NYMEX June West Texas Intermediate crude oil futures settled down $1.13 at $43.65 per barrel (bbl), off a five-day low of $43.32. July Brent crude futures on the IntercontinentalExchange dropped 86 cents to $44.97 bbl at settlement, off a one-week spot low at $44.62.

In products trade, NYMEX June ULSD futures settled 2.21 cents lower at $1.3334 gallon, off a five-day low of $1.3219. NYMEX June RBOB futures plunged 5.28 cents to a $1.51 gallon settlement, ending regular trade near a $1.5064 two-week spot low.

The market refocused on the global oil supply glut following a wire report saying production by the Organization of Petroleum Exporting Countries rose 0.5% in April. The report said OPEC production was up 170,000 barrels per day (bpd) to 32.64 million bpd mostly due to increases by member countries in the Middle East.

Saudi Arabian oil exports reportedly averaged 10.5 million bpd in April, up from 3.2 million bpd in March, while Iraq's oil exports from southern Basra oilfields averaged 3.364 million bpd last month.

According to the Energy Information Administration, Iraq is now the second largest OPEC oil supplier. Combined with production from the northern Kurdistan region, Iraq's total output rose to 4.1 million bpd in 2015.

Iran has also been raising its output after international sanctions were lifted in January. The country's output reached slightly above 3.4 million bpd in April, up about 26% from level seen in December 2015, said analyst Evans.

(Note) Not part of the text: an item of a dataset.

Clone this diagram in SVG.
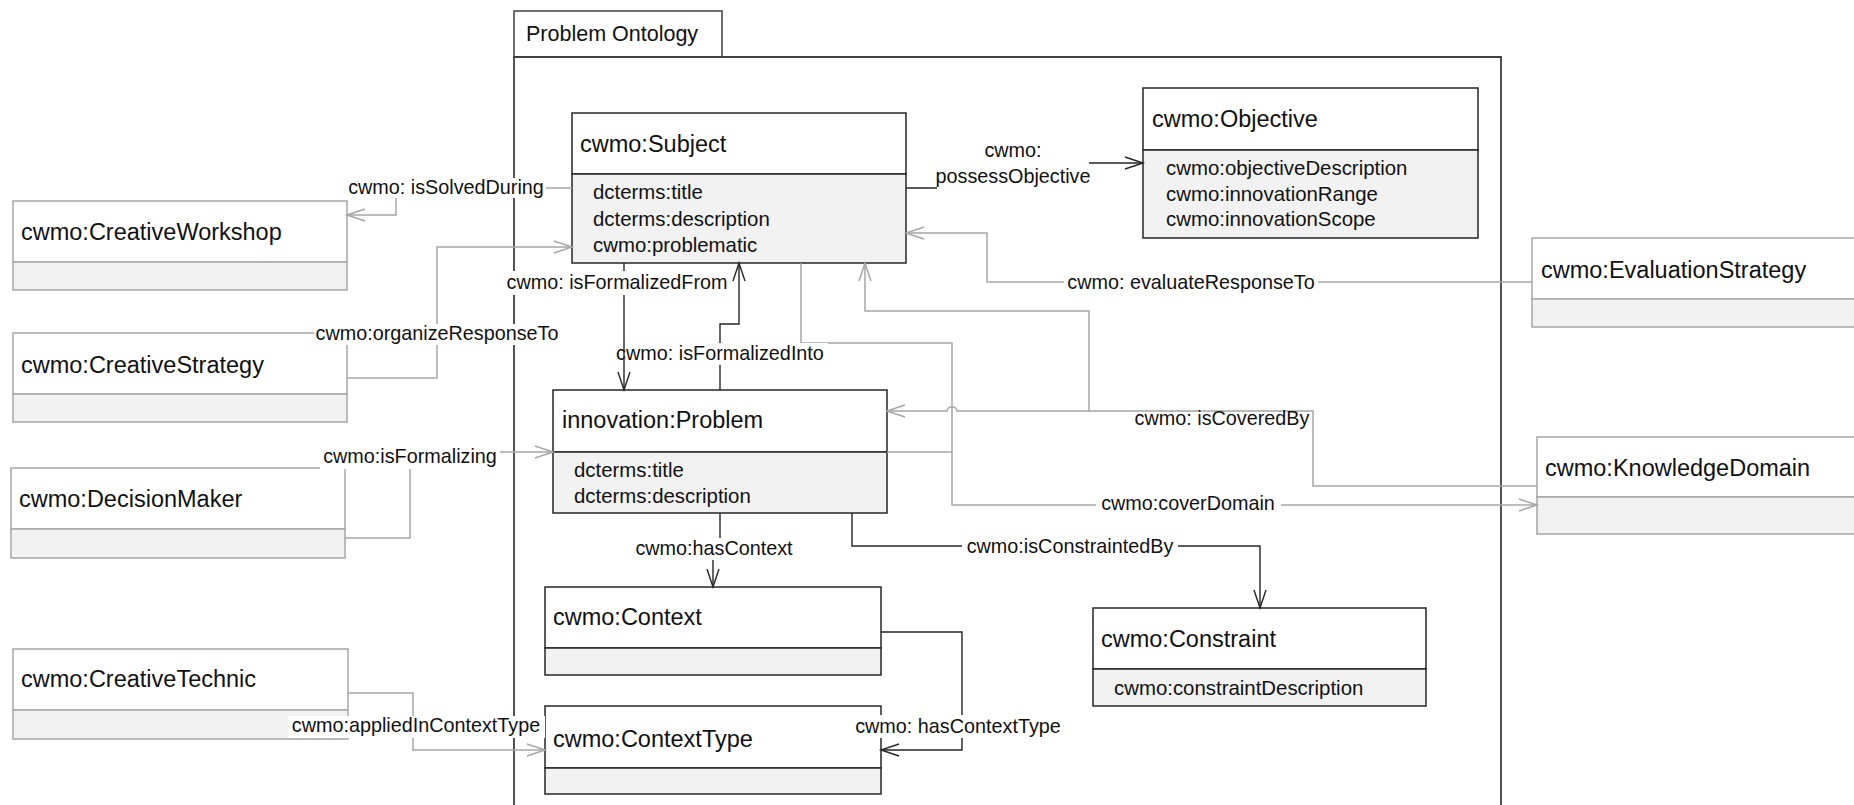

Citing secondary sources, OPEC in its most recent Monthly Oil Market Report showed Iran's output at 3.291 million bpd, up 139,400 bpd from February. The Islamic Republic is targeting returning production to a pre-sanctions rate to 4.0 million bpd by the end of this year.

Oil futures also declined after data showed the China manufacturing purchasing managers' index fell to 49.4 for April from March's reading of 49.0. That was the 14th consecutive month of contraction as reported by Markit Economics and it also fell short of market expectations. The data renewed concerns about China's economic slowdown and its impact on demand for oil.

The market awaits weekly U.S. oil supply data due out at 4:30 PM ET from the American Petroleum Institute. A Schneider Electric survey showed the market expects to see an average 700,000 bbl crude stock build for the week-ended April 29, with gasoline stockpiles seen down 1.5 million bbl and distillate supplies expected down 500,000 bbl.

The EIA will also release its weekly oil supply data at 10:30 a.m. EDT Wednesday.